Croisset, Saturday night.
Finally I have finished my first part (of the second part); that is, I am at the point where I had intended to be at our last interview at Mantes; you see how great a delay this is! I shall pass still another week in re-reading all this and copying it, and a week from to-morrow I shall spout it to my lord Bouilhet. If this goes, a great anxiety will be removed, at least, and one good thing I can be sure of, that the foundation is well established; but I think however, that this book will have one great fault: that is, the fault of material proportion. I have already two hundred and sixty pages which contain only the preparation for action, some expositions, more or less disguised, of character (it is true that they are graduated), and of landscapes and places. My conclusion, which will be the recital of the death of my little woman, her funeral, and the sorrow of the husband, will follow with sixty pages at least. There remains, then, for the body of the action one hundred and twenty, or one hundred and sixty pages at the most. Is this not a great defect? What reassures me (in a slight degree), however, is that this book is a biography rather than a gradual development. The drama is a small part of it, so the dramatic element is well drowned in the general tone of the book; perhaps it will not be noticed that there is a want of harmony between the different phases so much as in their development; and then, it seems to me that life itself is a little like this. Our passions are like volcanoes; they grumble continually, but the eruption is only intermittent.
Unfortunately, the French mind has such a rage for amusement, it is necessary for it always to be seeing things! It cares so little for that which is poetry for me, or for knowing the exposition, that perhaps, as one may strike it picturesquely through tableaux, or morally through psychological analysis, it may serve exceedingly well that I wear a blouse, or have the appearance of doing so.
This is not the only day that I have suffered from writing in this language and thinking in it! At bottom I am German! The force of study has rubbed off all my southern mists. I wish to make books where only phrases are written (if one may so put it), as one lives by breathing only air; what vexes me is the trickery of the plan, the combinations for effect, and all the calculations which are the art of it, and upon which the effect of style depends exclusively.
And you, good muse, dear colleague in all (colleague comes from colligere, to bind together), have you worked well this week? I am curious to see that second recital. I have to recommend only two things: First, follow your metaphors closely; second, no details outside the subject; work in a straight line. Parbleu! We shall make some arabesques when we wish to, and better than anybody’s. We must show the classicists that we are more classic than they, and make the romanticists turn pale with rage by surpassing their attempts. I believe the thing feasible, although of no importance. When a verse is good, it loses its school. A good verse by Boileau resembles a good verse by Hugo. Perfection has everywhere the same character, which is precision and justness.

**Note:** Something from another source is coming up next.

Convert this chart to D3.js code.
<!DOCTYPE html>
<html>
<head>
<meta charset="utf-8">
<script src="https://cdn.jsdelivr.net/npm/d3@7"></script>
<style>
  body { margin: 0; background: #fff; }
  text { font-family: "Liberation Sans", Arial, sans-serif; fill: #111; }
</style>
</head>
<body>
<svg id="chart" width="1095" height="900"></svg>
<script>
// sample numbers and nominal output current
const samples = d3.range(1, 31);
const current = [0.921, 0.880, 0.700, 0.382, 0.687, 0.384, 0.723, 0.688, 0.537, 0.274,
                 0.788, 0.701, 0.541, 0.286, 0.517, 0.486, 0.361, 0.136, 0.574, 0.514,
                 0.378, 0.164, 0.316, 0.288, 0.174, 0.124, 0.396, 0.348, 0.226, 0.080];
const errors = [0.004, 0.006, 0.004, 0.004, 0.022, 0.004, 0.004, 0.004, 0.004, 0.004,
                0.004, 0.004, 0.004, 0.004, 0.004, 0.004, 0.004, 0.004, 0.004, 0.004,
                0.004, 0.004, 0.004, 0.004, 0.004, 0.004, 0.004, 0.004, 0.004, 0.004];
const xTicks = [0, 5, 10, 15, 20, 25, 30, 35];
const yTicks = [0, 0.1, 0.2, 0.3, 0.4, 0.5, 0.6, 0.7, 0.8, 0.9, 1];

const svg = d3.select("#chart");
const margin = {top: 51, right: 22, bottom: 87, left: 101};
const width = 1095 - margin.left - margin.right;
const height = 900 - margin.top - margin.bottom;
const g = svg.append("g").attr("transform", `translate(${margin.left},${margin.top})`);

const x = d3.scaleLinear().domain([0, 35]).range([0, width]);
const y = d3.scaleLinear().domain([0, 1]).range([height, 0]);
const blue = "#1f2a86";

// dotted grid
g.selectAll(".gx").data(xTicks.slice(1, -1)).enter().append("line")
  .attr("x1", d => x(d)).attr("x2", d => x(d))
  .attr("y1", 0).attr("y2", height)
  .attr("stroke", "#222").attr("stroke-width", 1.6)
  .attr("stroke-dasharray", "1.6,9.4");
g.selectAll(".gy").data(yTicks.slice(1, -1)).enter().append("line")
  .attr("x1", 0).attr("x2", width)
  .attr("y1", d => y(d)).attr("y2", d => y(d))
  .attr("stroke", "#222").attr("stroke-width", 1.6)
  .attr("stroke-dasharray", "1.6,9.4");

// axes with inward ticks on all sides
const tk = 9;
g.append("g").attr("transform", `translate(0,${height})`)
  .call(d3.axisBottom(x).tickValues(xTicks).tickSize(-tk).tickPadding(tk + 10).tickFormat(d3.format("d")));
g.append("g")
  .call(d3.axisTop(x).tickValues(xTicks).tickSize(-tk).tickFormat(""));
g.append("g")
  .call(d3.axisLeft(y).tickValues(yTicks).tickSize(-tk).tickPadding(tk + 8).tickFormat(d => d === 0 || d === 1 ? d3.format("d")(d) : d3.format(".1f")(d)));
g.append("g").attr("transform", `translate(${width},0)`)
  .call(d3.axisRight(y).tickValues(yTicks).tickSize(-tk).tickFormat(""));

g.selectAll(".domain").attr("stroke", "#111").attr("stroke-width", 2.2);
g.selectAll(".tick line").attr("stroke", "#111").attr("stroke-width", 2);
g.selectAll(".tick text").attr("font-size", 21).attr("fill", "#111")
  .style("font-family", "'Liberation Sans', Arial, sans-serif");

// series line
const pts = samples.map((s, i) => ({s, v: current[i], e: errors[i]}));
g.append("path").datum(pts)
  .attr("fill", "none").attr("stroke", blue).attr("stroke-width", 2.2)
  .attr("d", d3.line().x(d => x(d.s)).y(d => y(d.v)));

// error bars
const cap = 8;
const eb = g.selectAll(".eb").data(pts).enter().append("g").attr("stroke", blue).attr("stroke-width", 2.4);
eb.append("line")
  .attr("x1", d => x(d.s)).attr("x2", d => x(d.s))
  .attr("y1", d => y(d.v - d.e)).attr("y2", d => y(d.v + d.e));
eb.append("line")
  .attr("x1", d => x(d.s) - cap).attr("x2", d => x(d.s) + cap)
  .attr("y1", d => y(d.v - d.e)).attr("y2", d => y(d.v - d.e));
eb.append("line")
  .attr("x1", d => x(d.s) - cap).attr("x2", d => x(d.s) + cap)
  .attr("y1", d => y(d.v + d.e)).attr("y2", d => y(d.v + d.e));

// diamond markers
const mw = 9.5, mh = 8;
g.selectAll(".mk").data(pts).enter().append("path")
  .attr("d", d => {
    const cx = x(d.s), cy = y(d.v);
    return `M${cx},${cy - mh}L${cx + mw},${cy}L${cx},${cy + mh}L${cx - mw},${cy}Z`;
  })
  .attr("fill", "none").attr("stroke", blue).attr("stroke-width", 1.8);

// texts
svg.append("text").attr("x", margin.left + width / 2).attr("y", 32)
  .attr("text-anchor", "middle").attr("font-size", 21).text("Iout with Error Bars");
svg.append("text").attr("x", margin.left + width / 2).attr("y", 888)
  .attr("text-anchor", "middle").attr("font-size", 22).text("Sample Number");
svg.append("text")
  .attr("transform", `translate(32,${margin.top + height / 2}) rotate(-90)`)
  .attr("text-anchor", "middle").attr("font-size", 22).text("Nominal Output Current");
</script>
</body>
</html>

If the book I am writing with so much trouble comes to any good, I shall have established two truths by its execution alone, which are for me axioms of knowledge: first, that poesy is purely subjective, that there are not in literature beautiful art subjects, and that Yvetot is worth as much as Constantinople; consequently, one may write one thing as well as another, it matters not what. The artist must raise all; he is like a pump, having in him a great duct which descends to the entrails of things, to the deepest stratum, and makes leap into the light, in giant jets, what was under the earth and seen by no one but himself.

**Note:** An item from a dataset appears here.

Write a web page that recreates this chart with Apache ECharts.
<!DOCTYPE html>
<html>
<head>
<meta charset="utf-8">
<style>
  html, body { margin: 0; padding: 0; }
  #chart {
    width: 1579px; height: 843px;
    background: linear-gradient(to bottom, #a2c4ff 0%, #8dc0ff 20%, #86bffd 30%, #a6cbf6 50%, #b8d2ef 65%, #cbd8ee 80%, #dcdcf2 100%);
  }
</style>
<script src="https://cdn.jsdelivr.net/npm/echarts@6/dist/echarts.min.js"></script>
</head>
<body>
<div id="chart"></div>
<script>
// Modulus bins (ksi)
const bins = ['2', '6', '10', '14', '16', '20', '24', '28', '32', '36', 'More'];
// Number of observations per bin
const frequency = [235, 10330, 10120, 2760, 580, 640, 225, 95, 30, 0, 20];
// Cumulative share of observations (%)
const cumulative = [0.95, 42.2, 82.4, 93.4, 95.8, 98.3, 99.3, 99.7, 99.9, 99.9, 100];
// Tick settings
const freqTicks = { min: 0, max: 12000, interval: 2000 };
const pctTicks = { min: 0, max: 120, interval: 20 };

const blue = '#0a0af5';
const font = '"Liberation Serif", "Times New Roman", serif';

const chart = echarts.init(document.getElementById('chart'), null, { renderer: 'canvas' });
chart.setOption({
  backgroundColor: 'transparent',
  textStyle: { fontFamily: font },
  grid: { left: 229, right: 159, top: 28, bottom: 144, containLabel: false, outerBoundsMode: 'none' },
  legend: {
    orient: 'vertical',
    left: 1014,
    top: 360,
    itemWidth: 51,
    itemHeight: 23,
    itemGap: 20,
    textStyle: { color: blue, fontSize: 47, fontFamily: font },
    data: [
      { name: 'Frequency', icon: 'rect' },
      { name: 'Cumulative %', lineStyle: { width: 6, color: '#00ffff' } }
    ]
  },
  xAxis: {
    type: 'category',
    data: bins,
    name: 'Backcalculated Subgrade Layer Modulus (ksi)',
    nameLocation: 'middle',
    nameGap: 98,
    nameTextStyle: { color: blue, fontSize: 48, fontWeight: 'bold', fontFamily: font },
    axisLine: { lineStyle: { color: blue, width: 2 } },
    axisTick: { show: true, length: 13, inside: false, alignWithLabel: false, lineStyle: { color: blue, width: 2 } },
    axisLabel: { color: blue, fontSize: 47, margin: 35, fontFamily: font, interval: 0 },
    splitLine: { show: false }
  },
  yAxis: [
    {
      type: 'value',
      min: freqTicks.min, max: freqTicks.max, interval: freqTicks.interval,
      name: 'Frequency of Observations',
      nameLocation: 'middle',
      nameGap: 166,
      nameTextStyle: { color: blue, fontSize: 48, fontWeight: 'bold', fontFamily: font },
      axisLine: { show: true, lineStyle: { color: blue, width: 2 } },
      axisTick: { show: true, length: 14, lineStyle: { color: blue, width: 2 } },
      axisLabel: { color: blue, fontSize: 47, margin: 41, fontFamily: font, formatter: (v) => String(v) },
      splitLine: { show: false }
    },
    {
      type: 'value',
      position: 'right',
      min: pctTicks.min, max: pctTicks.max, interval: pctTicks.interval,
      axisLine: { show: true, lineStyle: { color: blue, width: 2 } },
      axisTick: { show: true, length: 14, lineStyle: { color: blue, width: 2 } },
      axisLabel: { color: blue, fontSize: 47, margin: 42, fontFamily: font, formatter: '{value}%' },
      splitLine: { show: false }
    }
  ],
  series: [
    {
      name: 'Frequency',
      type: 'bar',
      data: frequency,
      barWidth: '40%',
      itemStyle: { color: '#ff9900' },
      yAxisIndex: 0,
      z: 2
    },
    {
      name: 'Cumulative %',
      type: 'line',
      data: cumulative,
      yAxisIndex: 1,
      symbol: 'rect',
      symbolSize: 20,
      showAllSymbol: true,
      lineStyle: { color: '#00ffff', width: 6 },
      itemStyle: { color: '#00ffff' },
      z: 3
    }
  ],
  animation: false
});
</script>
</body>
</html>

Shall I have a letter from you on awakening? Your letters have not been numerous this week, my friend! But I suppose it is work which has kept you. What an admirable face Father Babinet, member of the reading committee of the Odéon, will have! I can see now his facies, as my chemist would say, listening to the pieces as they are read.

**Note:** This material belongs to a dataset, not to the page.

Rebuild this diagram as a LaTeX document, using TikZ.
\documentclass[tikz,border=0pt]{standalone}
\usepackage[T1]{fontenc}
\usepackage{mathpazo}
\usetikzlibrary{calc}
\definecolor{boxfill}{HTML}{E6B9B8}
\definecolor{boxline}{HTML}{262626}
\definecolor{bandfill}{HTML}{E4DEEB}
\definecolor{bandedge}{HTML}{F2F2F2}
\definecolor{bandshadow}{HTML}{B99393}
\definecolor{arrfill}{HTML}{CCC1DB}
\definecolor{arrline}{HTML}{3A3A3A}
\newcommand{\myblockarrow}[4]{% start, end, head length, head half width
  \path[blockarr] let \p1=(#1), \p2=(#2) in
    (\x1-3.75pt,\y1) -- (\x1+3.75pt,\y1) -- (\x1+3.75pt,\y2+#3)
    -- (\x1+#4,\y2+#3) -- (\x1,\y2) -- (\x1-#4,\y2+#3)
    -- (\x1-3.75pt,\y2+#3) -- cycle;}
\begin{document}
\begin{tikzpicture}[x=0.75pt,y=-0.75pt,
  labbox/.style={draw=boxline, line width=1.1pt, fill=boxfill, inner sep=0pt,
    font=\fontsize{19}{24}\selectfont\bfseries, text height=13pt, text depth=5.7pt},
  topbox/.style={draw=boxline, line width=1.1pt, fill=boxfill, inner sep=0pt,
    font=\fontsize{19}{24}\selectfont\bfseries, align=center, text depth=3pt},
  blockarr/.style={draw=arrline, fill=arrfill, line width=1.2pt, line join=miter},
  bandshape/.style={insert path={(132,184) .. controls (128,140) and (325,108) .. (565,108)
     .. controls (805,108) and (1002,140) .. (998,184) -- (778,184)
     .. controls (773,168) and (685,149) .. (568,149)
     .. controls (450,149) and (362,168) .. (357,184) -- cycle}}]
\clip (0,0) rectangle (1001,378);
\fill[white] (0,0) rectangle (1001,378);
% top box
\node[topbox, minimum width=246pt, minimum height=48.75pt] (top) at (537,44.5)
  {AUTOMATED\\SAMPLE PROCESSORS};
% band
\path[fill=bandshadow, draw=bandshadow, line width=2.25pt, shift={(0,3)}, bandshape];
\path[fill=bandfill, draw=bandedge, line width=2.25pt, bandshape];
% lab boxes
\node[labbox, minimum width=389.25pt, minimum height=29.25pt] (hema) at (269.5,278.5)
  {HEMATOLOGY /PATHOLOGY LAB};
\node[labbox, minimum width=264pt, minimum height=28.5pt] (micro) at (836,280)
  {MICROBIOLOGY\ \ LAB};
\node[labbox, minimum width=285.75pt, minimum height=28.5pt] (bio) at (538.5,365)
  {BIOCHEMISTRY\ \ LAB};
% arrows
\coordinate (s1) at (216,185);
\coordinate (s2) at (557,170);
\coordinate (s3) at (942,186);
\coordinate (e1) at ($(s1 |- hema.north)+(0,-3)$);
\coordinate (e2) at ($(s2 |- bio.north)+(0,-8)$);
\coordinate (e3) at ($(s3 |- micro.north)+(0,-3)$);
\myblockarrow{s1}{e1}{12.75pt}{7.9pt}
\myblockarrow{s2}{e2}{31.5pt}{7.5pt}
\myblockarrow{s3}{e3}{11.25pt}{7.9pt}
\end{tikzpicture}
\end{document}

There is taking place here an interesting case. A judge of the court of assizes, a brave man, is accused of killing his wife and then, having sewed her in a sack, of throwing her into the water. This poor woman had many lovers, and some one discovered at her house (it was a workman of the lowest class) a portrait and a letter from a gentleman, a chevalier of the Legion of Honor, a rallying Legitimist, Member of the General Council, of the Building Associations, etc., ... of all the Associations, well known among the vestry, member of the Society of Saint-Vincent de Paul, of the Society of Saint-Regis, of the Children’s Society, and all the humbugs possible; highly placed in fine society of the right kind, one of those persons who are an honour to a country and of whom it is said: “We are happy to possess such a gentleman”; and here, at a blow, it is discovered that this merry fellow has been carrying on relations (this is the phrase) with this merry lass—relations of the most disgusting kind, yes, Madame! Ah! great Heavens! I jeer like a beggar when I see all those fine people in the hands of the law; the humiliations these good gentlemen receive (they who find honours everywhere) seem to me to be the just punishment of their false pride. It is a disgrace to be always wishing to shine; it is debasing to mount to the heights and then sink into the mire with the mob! One should keep his level. And while there is not in my make-up much liking for democracy, I nevertheless love what is common, even ignoble, when it is sincere. But that which lies, which poses, which affects a condemnation of passion and assumes a grimace of virtue, revolts me beyond all limits. I feel now for my kind a serene hatred, or an inactive pity which is akin to it. I have made great progress in two years, and the political state of things has confirmed my old theories à priori, upon the biped without feathers, whom all in all I consider a turkey and a vulture.